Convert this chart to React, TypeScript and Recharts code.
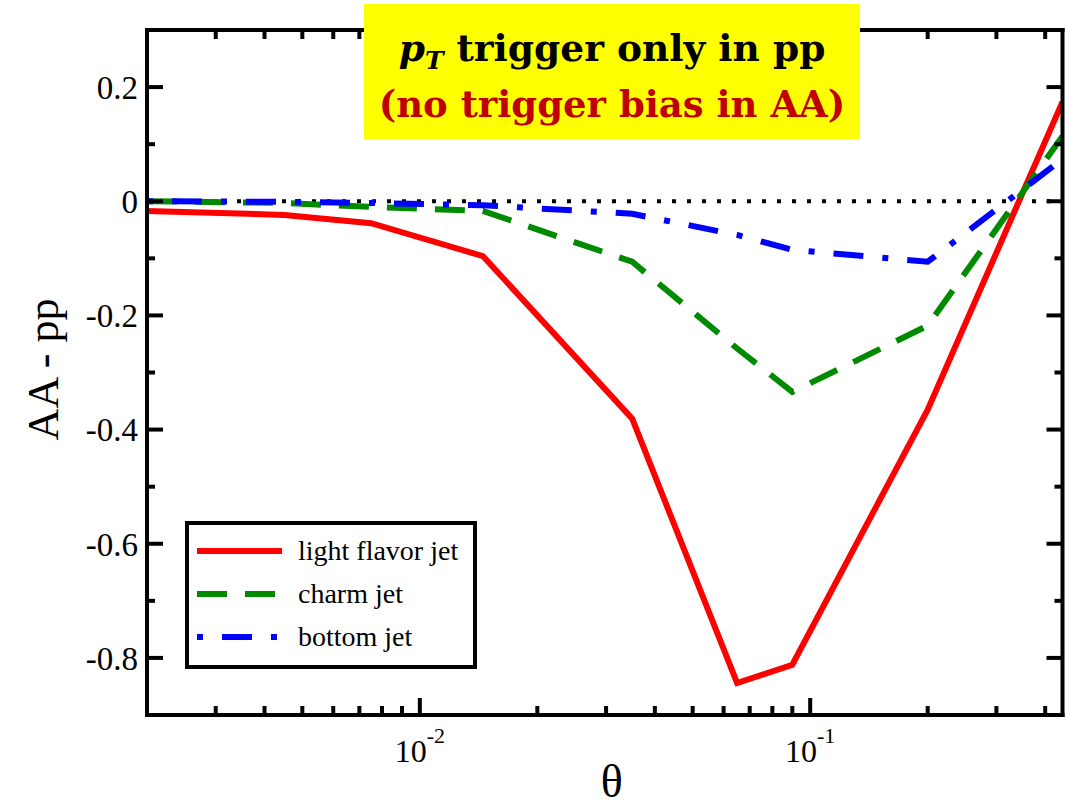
import React from 'react';
import { LineChart, Line, XAxis, YAxis, ReferenceLine, Legend, Label } from 'recharts';

// ---------- data ----------
const thetaValues = [0.002, 0.0045, 0.0075, 0.0145, 0.035, 0.065, 0.09, 0.2, 0.443];
const lightFlavorJet = [-0.017, -0.024, -0.0385, -0.096, -0.381, -0.844, -0.812, -0.365, 0.174];
const charmJet = [0.0, -0.003, -0.01, -0.017, -0.106, -0.258, -0.334, -0.218, 0.114];
const bottomJet = [0.0, -0.001, -0.003, -0.007, -0.022, -0.059, -0.085, -0.106, 0.074];

const seriesKeys = ['light', 'charm', 'bottom'];
const seriesNames = ['light flavor jet', 'charm jet', 'bottom jet'];

const xDomain = [0.002, 0.443];
const xTicks = [
  0.003, 0.004, 0.005, 0.006, 0.007, 0.008, 0.009, 0.01,
  0.02, 0.03, 0.04, 0.05, 0.06, 0.07, 0.08, 0.09, 0.1,
  0.2, 0.3, 0.4,
];
const xMajorTicks = [0.01, 0.1];
const xMajorExponents = ['-2', '-1'];

const yDomain = [-0.9, 0.3];
const yTicks = [-0.8, -0.7, -0.6, -0.5, -0.4, -0.3, -0.2, -0.1, 0, 0.1, 0.2];
const yLabeledTicks = [-0.8, -0.6, -0.4, -0.2, 0, 0.2];
const yTickLabels = ['-0.8', '-0.6', '-0.4', '-0.2', '0', '0.2'];

const titleLine1 = ' trigger only in pp';
const titleLine2 = '(no trigger bias in AA)';
const xAxisTitle = 'θ';
const yAxisTitle = 'AA - pp';

// ---------- styles ----------
const seriesColors = ['#ff0000', '#008a00', '#0000ff'];
const seriesDashes = ['', '30 18', '6 19 30 19'];
const SERIF = 'Liberation Serif, Times New Roman, Times, serif';
const TITLE_FONT = 'DejaVu Serif, Liberation Serif, serif';
const serifStyle = { fontFamily: SERIF };

const data = thetaValues.map((t, i) => ({
  theta: t,
  light: lightFlavorJet[i],
  charm: charmJet[i],
  bottom: bottomJet[i],
}));

const near = (a: number, b: number) => Math.abs(a - b) < 1e-9;

const BottomTick = (props: any) => {
  const { x, y, payload } = props;
  const idx = xMajorTicks.findIndex((m) => near(m, payload.value));
  const major = idx >= 0;
  return (
    <g>
      <line x1={x} x2={x} y1={y} y2={y - (major ? 17 : 9)} stroke="#000" strokeWidth={4} />
      {major && (
        <text x={x} y={y + 47} textAnchor="middle" style={serifStyle} fontSize={32} fill="#000">
          10
          <tspan fontSize={22} dy={-19}>{xMajorExponents[idx]}</tspan>
        </text>
      )}
    </g>
  );
};

const TopTick = (props: any) => {
  const { x, y, payload } = props;
  const major = xMajorTicks.some((m) => near(m, payload.value));
  return <line x1={x} x2={x} y1={y} y2={y + (major ? 17 : 9)} stroke="#000" strokeWidth={4} />;
};

const LeftTick = (props: any) => {
  const { x, y, payload } = props;
  const idx = yLabeledTicks.findIndex((m) => near(m, payload.value));
  const major = idx >= 0;
  return (
    <g>
      <line x1={x} x2={x + (major ? 16 : 8)} y1={y} y2={y} stroke="#000" strokeWidth={4} />
      {major && (
        <text x={x - 9} y={y} dy="0.36em" textAnchor="end" style={serifStyle} fontSize={33} fill="#000">
          {yTickLabels[idx]}
        </text>
      )}
    </g>
  );
};

const RightTick = (props: any) => {
  const { x, y, payload } = props;
  const major = yLabeledTicks.some((m) => near(m, payload.value));
  return <line x1={x} x2={x - (major ? 16 : 8)} y1={y} y2={y} stroke="#000" strokeWidth={4} />;
};

const XTitle = (props: any) => {
  const vb = props.viewBox || {};
  return (
    <text x={vb.x + vb.width / 2 + 7} y={vb.y + 82} textAnchor="middle" style={serifStyle} fontSize={46} fill="#000">
      {xAxisTitle}
    </text>
  );
};

const YTitle = (props: any) => {
  const vb = props.viewBox || {};
  const cx = vb.x - 44;
  const cy = vb.y + vb.height / 2 - 3;
  return (
    <text
      x={cx}
      y={cy}
      transform={`rotate(-90, ${cx}, ${cy})`}
      textAnchor="middle"
      dominantBaseline="central"
      style={serifStyle}
      fontSize={44}
      fill="#000"
    >
      {yAxisTitle}
    </text>
  );
};

const LegendBox = () => (
  <svg width={292} height={148} style={{ display: 'block' }}>
    <rect x={2} y={2} width={288} height={144} fill="#fff" stroke="#000" strokeWidth={4} />
    {seriesNames.map((name, i) => {
      const cy = 30 + i * 43;
      return (
        <g key={name}>
          <line
            x1={12}
            x2={97}
            y1={cy}
            y2={cy}
            stroke={seriesColors[i]}
            strokeWidth={6}
            strokeDasharray={seriesDashes[i] || undefined}
          />
          <text x={113} y={cy} dy="0.33em" style={serifStyle} fontSize={28} fill="#000">
            {name}
          </text>
        </g>
      );
    })}
  </svg>
);

const axisLineStyle = { stroke: '#000', strokeWidth: 4, strokeLinecap: 'square' as const };

export default function App() {
  return (
    <div style={{ position: 'absolute', left: 0, top: 0, width: 1066, height: 808, background: '#fff', overflow: 'hidden' }}>
      <LineChart
        width={1066}
        height={808}
        data={data}
        margin={{ top: 29, right: 2.5, bottom: 33, left: 87 }}
      >
        <XAxis
          xAxisId="bottom"
          dataKey="theta"
          type="number"
          scale="log"
          domain={xDomain}
          allowDataOverflow
          ticks={xTicks}
          interval={0}
          tickSize={0}
          tickMargin={0}
          tickLine={false}
          axisLine={axisLineStyle}
          tick={<BottomTick />}
          height={60}
        >
          <Label content={<XTitle />} />
        </XAxis>
        <XAxis
          xAxisId="top"
          orientation="top"
          dataKey="theta"
          type="number"
          scale="log"
          domain={xDomain}
          allowDataOverflow
          ticks={xTicks}
          interval={0}
          tickSize={0}
          tickMargin={0}
          tickLine={false}
          axisLine={axisLineStyle}
          tick={<TopTick />}
          height={1}
        />
        <YAxis
          yAxisId="left"
          type="number"
          domain={yDomain}
          allowDataOverflow
          ticks={yTicks}
          interval={0}
          tickSize={0}
          tickMargin={0}
          tickLine={false}
          axisLine={axisLineStyle}
          tick={<LeftTick />}
          width={60}
        >
          <Label content={<YTitle />} />
        </YAxis>
        <YAxis
          yAxisId="right"
          orientation="right"
          type="number"
          domain={yDomain}
          allowDataOverflow
          ticks={yTicks}
          interval={0}
          tickSize={0}
          tickMargin={0}
          tickLine={false}
          axisLine={axisLineStyle}
          tick={<RightTick />}
          width={1}
        />
        <ReferenceLine
          xAxisId="bottom"
          yAxisId="left"
          y={0}
          stroke="#000"
          strokeWidth={4}
          strokeDasharray="4 11"
        />
        {seriesKeys.map((k, i) => (
          <Line
            key={k}
            xAxisId="bottom"
            yAxisId="left"
            type="linear"
            dataKey={k}
            name={seriesNames[i]}
            stroke={seriesColors[i]}
            strokeWidth={6}
            strokeDasharray={seriesDashes[i] || undefined}
            dot={false}
            activeDot={false}
            isAnimationActive={false}
          />
        ))}
        <Legend
          layout="horizontal"
          verticalAlign="middle"
          align="center"
          content={<LegendBox />}
          wrapperStyle={{ left: 185, top: 521, width: 292, height: 148 }}
        />
      </LineChart>
      <div
        style={{
          position: 'absolute',
          left: 364,
          top: 4,
          width: 496,
          height: 135,
          background: '#ffff00',
        }}
      >
        <svg width={496} height={135} style={{ display: 'block' }}>
          <text x={248} y={57} textAnchor="middle" style={{ fontFamily: TITLE_FONT }} fontWeight="bold" fontSize={37.5} fill="#000">
            <tspan fontStyle="italic">p</tspan>
            <tspan fontStyle="italic" fontSize={25} dy={8}>T</tspan>
            <tspan dy={-8}>{titleLine1}</tspan>
          </text>
          <text x={248} y={113} textAnchor="middle" style={{ fontFamily: TITLE_FONT }} fontWeight="bold" fontSize={37} fill="#c00000">
            {titleLine2}
          </text>
        </svg>
      </div>
    </div>
  );
}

◆ ◆ ◆ ◆

* **TASK REQUIREMENTS**: Give again, word for word, every line from the top of the data through the line with "const seriesNames = ['light", both ends included, and exclude the pictures.

* **EXERCISE RESULT**:
Convert this chart to React, TypeScript and Recharts code.
import React from 'react';
import { LineChart, Line, XAxis, YAxis, ReferenceLine, Legend, Label } from 'recharts';

// ---------- data ----------
const thetaValues = [0.002, 0.0045, 0.0075, 0.0145, 0.035, 0.065, 0.09, 0.2, 0.443];
const lightFlavorJet = [-0.017, -0.024, -0.0385, -0.096, -0.381, -0.844, -0.812, -0.365, 0.174];
const charmJet = [0.0, -0.003, -0.01, -0.017, -0.106, -0.258, -0.334, -0.218, 0.114];
const bottomJet = [0.0, -0.001, -0.003, -0.007, -0.022, -0.059, -0.085, -0.106, 0.074];

const seriesKeys = ['light', 'charm', 'bottom'];
const seriesNames = ['light flavor jet', 'charm jet', 'bottom jet'];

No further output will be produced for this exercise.